NASA names Mars rock after The Rolling Stones

The Rolling Stones have received just about every earthly honor in their legendary career, and now they are making rock history on Mars.

PASADENA, Calif. — The Rolling Stones have received just about every earthly honor in their legendary career, and now they are making rock history on Mars.

NASA has named a rock there after the band. It’s the size of a golf ball and was photographed by the InSight lander.

Actor Robert Downey Jr. announced the honor Thursday night before the band’s concert at the Rose Bowl in Pasadena, California. The stadium is about three miles from NASA’s Jet Propulsion Laboratory, which runs the Mars InSight mission.
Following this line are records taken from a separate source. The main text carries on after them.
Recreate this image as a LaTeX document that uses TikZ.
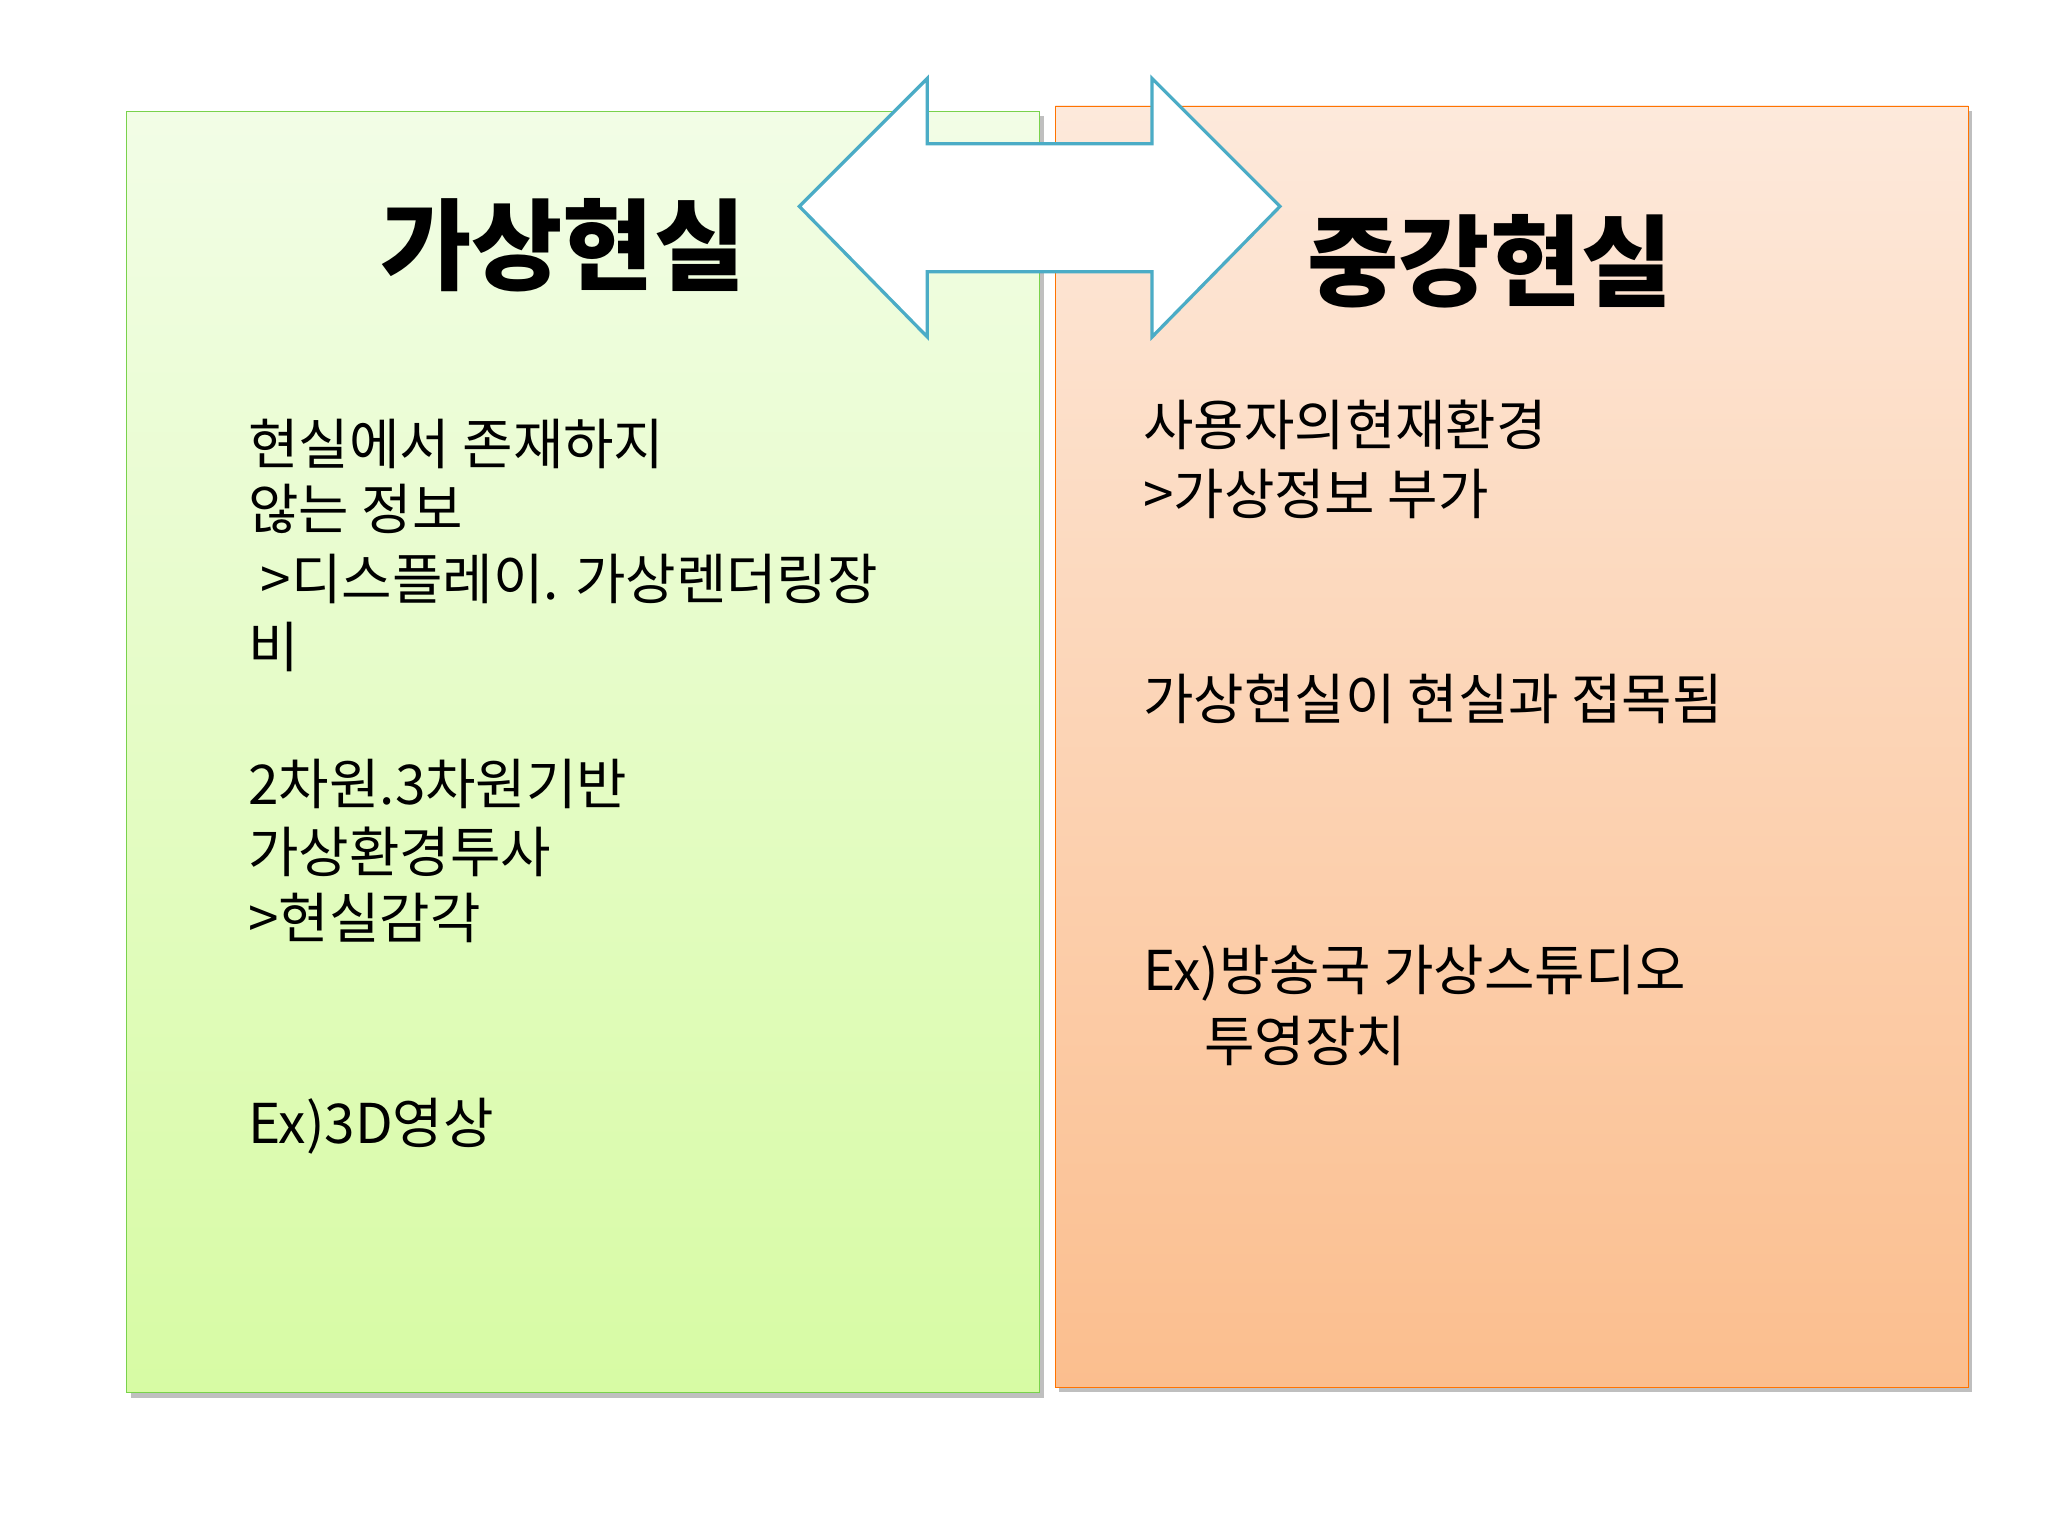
\documentclass[tikz,border=0pt]{standalone}
\usepackage{fontspec}
\newfontfamily\kr{Noto Sans CJK KR}
\tikzset{body/.style={anchor=west,inner sep=0pt,font=\kr\fontsize{42}{50}\selectfont},
title/.style={inner sep=0pt,font=\kr\bfseries\fontsize{76}{80}\selectfont}}
\definecolor{gtop}{HTML}{F2FDE6}\definecolor{gbot}{HTML}{D7FBA4}
\definecolor{otop}{HTML}{FDE9DB}\definecolor{obot}{HTML}{FBBE8E}
\definecolor{arrowc}{HTML}{4BACC6}
\begin{document}
\begin{tikzpicture}[x=1pt,y=-1pt]
\useasboundingbox (0,0) rectangle (1568,1176);
\fill[black!25] (100,89) rectangle (799,1070);
\fill[black!25] (811,85) rectangle (1510,1066);
\shade[top color=gtop,bottom color=gbot,draw=green!50!olive!70] (97,85) rectangle (796,1066);
\shade[top color=otop,bottom color=obot,draw=orange!90!red] (808,81) rectangle (1507,1062);
\draw[arrowc,line width=2.5pt,fill=white,line join=miter] (612,158) -- (710,60) -- (710,110) -- (882,110) -- (882,60) -- (980,158) -- (882,258) -- (882,208) -- (710,208) -- (710,258) -- cycle;
\node[title] (t1) at (431,188) {가상현실};
\node[title] (t2) at (1141,200) {중강현실};
\node[body] (l1) at (190,340) {현실에서 존재하지};
\node[body] (l2) at (190,390) {않는 정보};
\node[body] (l3) at (190,443) {\ >디스플레이. 가상렌더링장};
\node[body] (l4) at (190,495) {비};
\node[body] (l5) at (190,600) {2차원.3차원기반};
\node[body] (l6) at (190,652) {가상환경투사};
\node[body] (l7) at (190,703) {>현실감각};
\node[body] (l8) at (190,862) {Ex)3D영상};
\node[body] (r1) at (875,325) {사용자의현재환경};
\node[body] (r2) at (875,378) {>가상정보 부가};
\node[body] (r3) at (875,535) {가상현실이 현실과 접목됨};
\node[body] (r4) at (875,745) {Ex)방송국 가상스튜디오};
\node[body] (r5) at (922,797) {투영장치};
\end{tikzpicture}
\end{document}
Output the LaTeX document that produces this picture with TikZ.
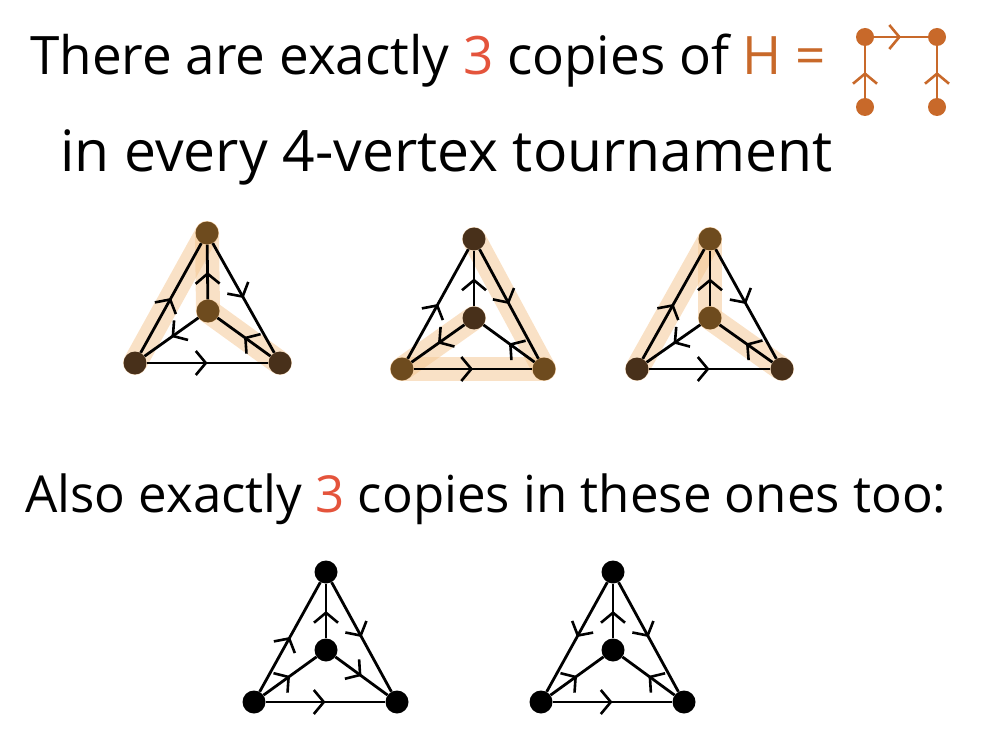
\documentclass[tikz,border=0pt]{standalone}
\usepackage{fontspec}
\setmainfont{Open Sans}
\usepackage{xcolor}
\usetikzlibrary{positioning,arrows.meta,decorations.markings}

\definecolor{numred}{HTML}{E4543C}
\definecolor{hcol}{HTML}{C8692A}
\definecolor{hlcol}{HTML}{F3C48E}
\definecolor{lightbr}{HTML}{6E4B1E}
\definecolor{darkbr}{HTML}{48301A}

\begin{document}
\begin{tikzpicture}[
			x=1pt, y=-1pt,
			vtx/.style={circle, inner sep=0pt, minimum size=23pt, fill=black},
			hvtx/.style={circle, inner sep=0pt, minimum size=18pt, fill=hcol},
			edge/.style={line width=2.8pt, postaction=decorate,
				decoration={markings, mark=at position 0.5 with {\arrow{Straight Barb[length=10pt,width=24pt,line width=2.6pt]}}}},
			hedge/.style={edge, line width=2.2pt, draw=hcol},
			hl/.style={line width=24pt, draw=hlcol, draw opacity=0.5, line cap=round},
			txt/.style={anchor=base west, inner sep=0pt}
			]
	\useasboundingbox (0,0) rectangle (988,754);
	
	%% Texte
	\node[txt, font=\fontsize{53}{60}\selectfont] (line1) at (30,75) {There are exactly {\color{numred}3} copies of {\color{hcol}H =}};
	\node[txt, font=\fontsize{57}{60}\selectfont] (line2) at (60,172) {in every 4-vertex tournament};
	\node[txt, font=\fontsize{51}{60}\selectfont] (line3) at (25,512) {Also exactly {\color{numred}3} copies in these ones too:};
	
	%% H
	\node[hvtx] (ha) at (865,37) {};
	\node[hvtx] (hb) at (937,37) {};
	\node[hvtx] (hc) at (865,107) {};
	\node[hvtx] (hd) at (937,107) {};
	\draw[hedge] (ha) -- (hb);
	\draw[hedge] (hc) -- (ha);
	\draw[hedge] (hd) -- (hb);
	
	%% Tournoi 1
	\draw[hl] (135,363) -- (207,233);
	\draw[hl] (207,233) -- (208,311);
	\draw[hl] (208,311) -- (280,363);
	\node[vtx, fill=lightbr] (aT) at (207,233) {};
	\node[vtx, fill=lightbr] (aC) at (208,311) {};
	\node[vtx, fill=darkbr] (aL) at (135,363) {};
	\node[vtx, fill=darkbr] (aR) at (280,363) {};
	\draw[edge] (aL) -- (aT);
	\draw[edge] (aT) -- (aR);
	\draw[edge] (aC) -- (aT);
	\draw[edge] (aC) -- (aL);
	\draw[edge] (aR) -- (aC);
	\draw[edge] (aL) -- (aR);
	
	%% Tournoi 2
	\draw[hl] (474,239) -- (544,369);
	\draw[hl] (544,369) -- (402,369);
	\draw[hl] (402,369) -- (474,318);
	\node[vtx, fill=darkbr] (bT) at (474,239) {};
	\node[vtx, fill=darkbr] (bC) at (474,318) {};
	\node[vtx, fill=lightbr] (bL) at (402,369) {};
	\node[vtx, fill=lightbr] (bR) at (544,369) {};
	\draw[edge] (bL) -- (bT);
	\draw[edge] (bT) -- (bR);
	\draw[edge] (bC) -- (bT);
	\draw[edge] (bC) -- (bL);
	\draw[edge] (bR) -- (bC);
	\draw[edge] (bL) -- (bR);
	
	%% Tournoi 3
	\draw[hl] (637,369) -- (710,239);
	\draw[hl] (710,239) -- (710,318);
	\draw[hl] (710,318) -- (782,369);
	\node[vtx, fill=lightbr] (cT) at (710,239) {};
	\node[vtx, fill=lightbr] (cC) at (710,318) {};
	\node[vtx, fill=darkbr] (cL) at (637,369) {};
	\node[vtx, fill=darkbr] (cR) at (782,369) {};
	\draw[edge] (cL) -- (cT);
	\draw[edge] (cT) -- (cR);
	\draw[edge] (cC) -- (cT);
	\draw[edge] (cC) -- (cL);
	\draw[edge] (cR) -- (cC);
	\draw[edge] (cL) -- (cR);
	
	%% Tournoi 4
	\node[vtx] (dT) at (326,572) {};
	\node[vtx] (dC) at (326,650) {};
	\node[vtx] (dL) at (254,702) {};
	\node[vtx] (dR) at (397,702) {};
	\draw[edge] (dL) -- (dT);
	\draw[edge] (dT) -- (dR);
	\draw[edge] (dC) -- (dT);
	\draw[edge] (dL) -- (dC);
	\draw[edge] (dC) -- (dR);
	\draw[edge] (dL) -- (dR);
	
	%% Tournoi 5
	\node[vtx] (eT) at (613,572) {};
	\node[vtx] (eC) at (613,650) {};
	\node[vtx] (eL) at (541,702) {};
	\node[vtx] (eR) at (684,702) {};
	\draw[edge] (eT) -- (eL);
	\draw[edge] (eT) -- (eR);
	\draw[edge] (eC) -- (eT);
	\draw[edge] (eL) -- (eC);
	\draw[edge] (eR) -- (eC);
	\draw[edge] (eL) -- (eR);
	
\end{tikzpicture}
\end{document}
“NASA has given us something we’ve always dreamed of, our own rock on Mars,” singer Mick Jagger told the crowd. “I can’t believe it. I want to put it, bring it back and put it on our mantelpiece.”

You’re probably wondering why this has happened. When the InSight lander touched down on the Red Planet on November 26, 2018, its thrusters blew the rock about 3 feet — making it a rolling stone in the most literal sense. It’s the farthest NASA has seen a rock roll during a landing on another planet, the space agency said in a news release.

NASA says the new name isn’t official because the International Astronomical Union is in charge of assigning the scientific names of places and objects in the solar system, such as planets, asteroids and locations on other worlds.

NASA scientists frequently give nicknames to rocks and geographical features to help tell them apart. “So while the name Rolling Stones Rock is informal, it will appear on working maps of the Red Planet,” the NASA statement said.

NASA’s InSight lander is studying the deep interior of Mars, seismic activity, and the frequency of meteor strikes. It also provides a daily weather report.